EXTRACTED DATA:
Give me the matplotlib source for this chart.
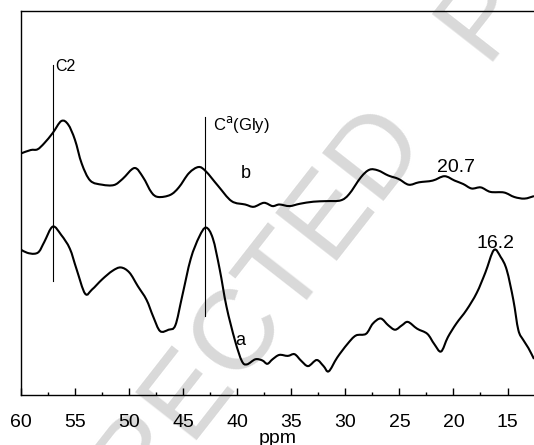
import numpy as np
import matplotlib
matplotlib.use('Agg')
from matplotlib import pyplot as plt
from matplotlib.ticker import MultipleLocator
from matplotlib.path import Path
from matplotlib.patches import PathPatch

plt.rcParams['font.family'] = ['Liberation Sans', 'DejaVu Sans']

# spectrum b (upper trace), ppm vs intensity (arb. units)
ppm_b = [60.0, 59.11, 58.48, 57.85, 57.07, 56.28, 55.65, 55.02, 54.39, 53.60,
         52.50, 51.40, 50.61, 49.51, 48.72, 47.93, 47.30, 46.20, 45.41, 44.47,
         43.58, 42.90, 41.79, 40.53, 39.27, 38.48, 37.53, 36.74, 36.11, 35.17,
         34.22, 32.96, 31.70, 30.44, 29.66, 28.56, 27.77, 26.98, 26.03, 25.09,
         24.14, 23.19, 21.93, 20.83, 19.89, 19.10, 18.32, 17.47, 16.58, 15.32,
         14.37, 13.43, 12.55]
int_b = [241.7, 245.1, 245.8, 252.0, 262.2, 274.1, 270.7, 255.4, 231.5, 214.5,
         210.4, 210.1, 216.2, 227.1, 217.9, 202.6, 198.1, 200.2, 207.7, 222.0,
         228.1, 223.7, 209.4, 194.0, 190.6, 188.3, 192.3, 189.0, 190.6, 189.0,
         191.3, 193.4, 194.0, 194.7, 200.9, 217.9, 225.4, 224.7, 219.6, 216.2,
         210.4, 212.8, 214.5, 218.9, 214.5, 211.1, 206.6, 207.7, 203.2, 202.6,
         198.1, 196.5, 199.0]

# spectrum a (lower trace)
ppm_a = [60.0, 59.44, 58.80, 58.33, 57.85, 57.07, 56.28, 55.49, 54.87, 54.08,
         53.44, 52.50, 51.55, 50.77, 49.98, 49.20, 48.40, 47.77, 47.14, 46.36,
         45.73, 45.10, 44.31, 43.52, 42.89, 42.26, 41.63, 41.00, 40.21, 39.58,
         39.11, 38.33, 37.69, 37.22, 36.74, 36.11, 35.33, 34.70, 34.07, 33.44,
         32.65, 32.02, 31.54, 30.76, 29.81, 29.03, 28.09, 27.46, 26.73, 26.03,
         25.40, 24.77, 24.21, 23.36, 22.42, 21.78, 21.15, 20.52, 19.74, 18.79,
         17.85, 17.05, 16.26, 15.63, 15.07, 14.46, 14.00, 13.54, 13.07, 12.55]
int_a = [145.3, 142.3, 141.3, 143.6, 153.2, 168.5, 160.0, 146.4, 125.9, 101.4,
         105.5, 115.7, 124.2, 127.6, 122.5, 108.9, 95.3, 78.2, 63.9, 65.3,
         69.7, 98.7, 136.1, 158.3, 167.5, 156.6, 125.9, 88.5, 54.4, 34.0,
         30.6, 35.7, 34.6, 31.2, 35.7, 40.1, 39.1, 40.8, 34.0, 28.9,
         35.0, 28.9, 23.7, 37.4, 51.0, 59.5, 61.2, 71.4, 76.5, 69.7,
         65.3, 69.7, 73.1, 66.3, 61.2, 51.0, 43.5, 57.8, 71.4, 85.1,
         102.1, 122.5, 145.0, 138.0, 125.0, 95.0, 65.0, 55.0, 47.0, 36.0]

# assignment markers: (ppm, bottom, top)
markers = [(57.06, 114, 330), (42.98, 79, 278.5)]


def smooth_trace(ax, xs, ys, **kw):
    # catmull-rom through the read points, drawn as bezier path
    p = np.column_stack([xs, ys]).astype(float)
    p = np.vstack([p[0], p, p[-1]])
    verts = [p[1]]
    codes = [Path.MOVETO]
    for i in range(1, len(p) - 2):
        c1 = p[i] + (p[i + 1] - p[i - 1]) / 6
        c2 = p[i + 1] - (p[i + 2] - p[i]) / 6
        verts += [c1, c2, p[i + 1]]
        codes += [Path.CURVE4] * 3
    ax.add_patch(PathPatch(Path(verts, codes), fill=False, **kw))


fig = plt.figure(figsize=(5.34, 4.45), dpi=100)

# grey watermark behind the plot
fig.text(0.6768, 0.4825, 'CORRECTED   PROOF', fontsize=82, color='#d9d9d9',
         rotation=52, rotation_mode='anchor', ha='center', va='baseline',
         zorder=-1)

ax = fig.add_axes([0.0395, 0.1124, 0.9605, 0.8624])
ax.patch.set_alpha(0)

smooth_trace(ax, ppm_b, int_b, edgecolor='black', lw=1.5)
smooth_trace(ax, ppm_a, int_a, edgecolor='black', lw=1.5)
for x, y0, y1 in markers:
    ax.plot([x, x], [y0, y1], color='black', lw=0.8)

ax.text(57.0 - 0.15, 328.6, 'C2', fontsize=11.5, ha='left', va='center')
ax.text(42.25, 271, 'C$^{\\mathrm{a}}$(Gly)', fontsize=12, ha='left', va='center')
ax.text(39.2, 222, 'b', fontsize=13, ha='center', va='center')
ax.text(39.74, 54.4, 'a', fontsize=13, ha='center', va='center')
ax.text(19.8, 228, '20.7', fontsize=14, ha='center', va='center')
ax.text(16.1, 151.5, '16.2', fontsize=14, ha='center', va='center')

ax.set_xlim(60, 12.55)
ax.set_ylim(0, 384)
ax.xaxis.set_major_locator(MultipleLocator(5))
ax.xaxis.set_minor_locator(MultipleLocator(2.5))
ax.tick_params(axis='x', which='major', direction='in', length=5, width=1,
               labelsize=14, pad=14)
ax.tick_params(axis='x', which='minor', direction='in', length=2.5, width=1)
ax.set_yticks([])
ax.spines['right'].set_visible(False)
for s in ['left', 'top', 'bottom']:
    ax.spines[s].set_linewidth(1.0)
ax.set_xlabel('ppm', fontsize=14, labelpad=-1)

fig.savefig('out.png', dpi=100)
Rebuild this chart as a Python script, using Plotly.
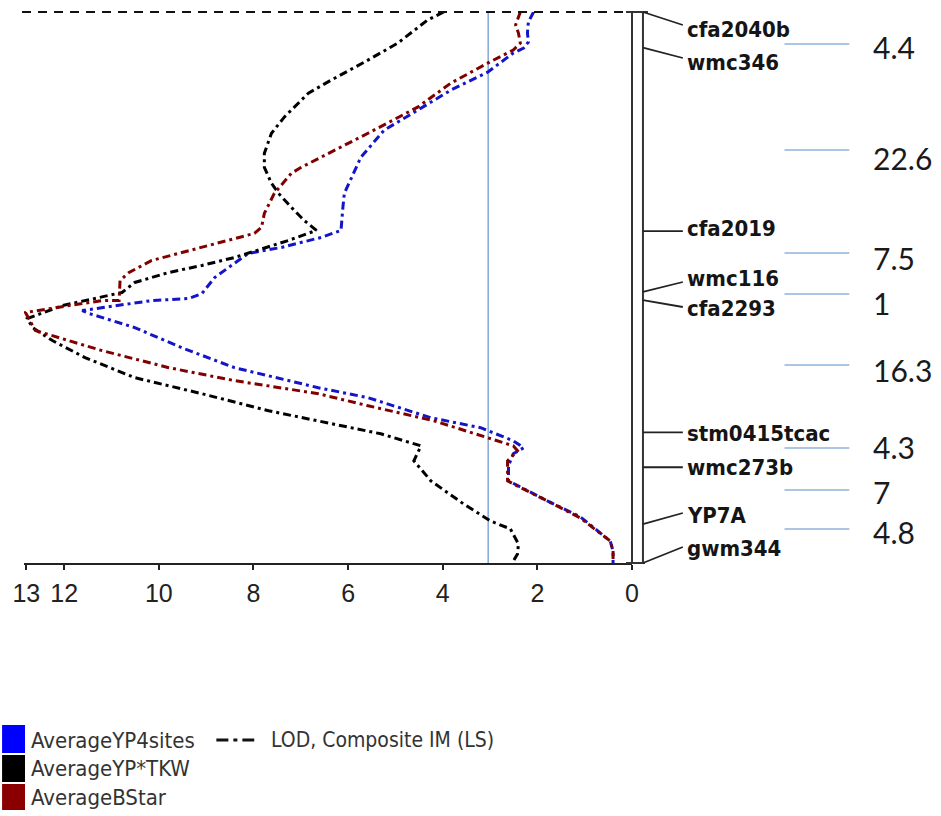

DIRECTIONS: Set down word for word the lines from the first entry through the line with "from matplotlib.patches import PathPatch", both included, omitting pictures.

TASK SOLUTION:
Give me the matplotlib source for this chart.
import numpy as np
import matplotlib
matplotlib.use('Agg')
from matplotlib import pyplot as plt
from matplotlib.ticker import MultipleLocator
from matplotlib.path import Path
from matplotlib.patches import PathPatch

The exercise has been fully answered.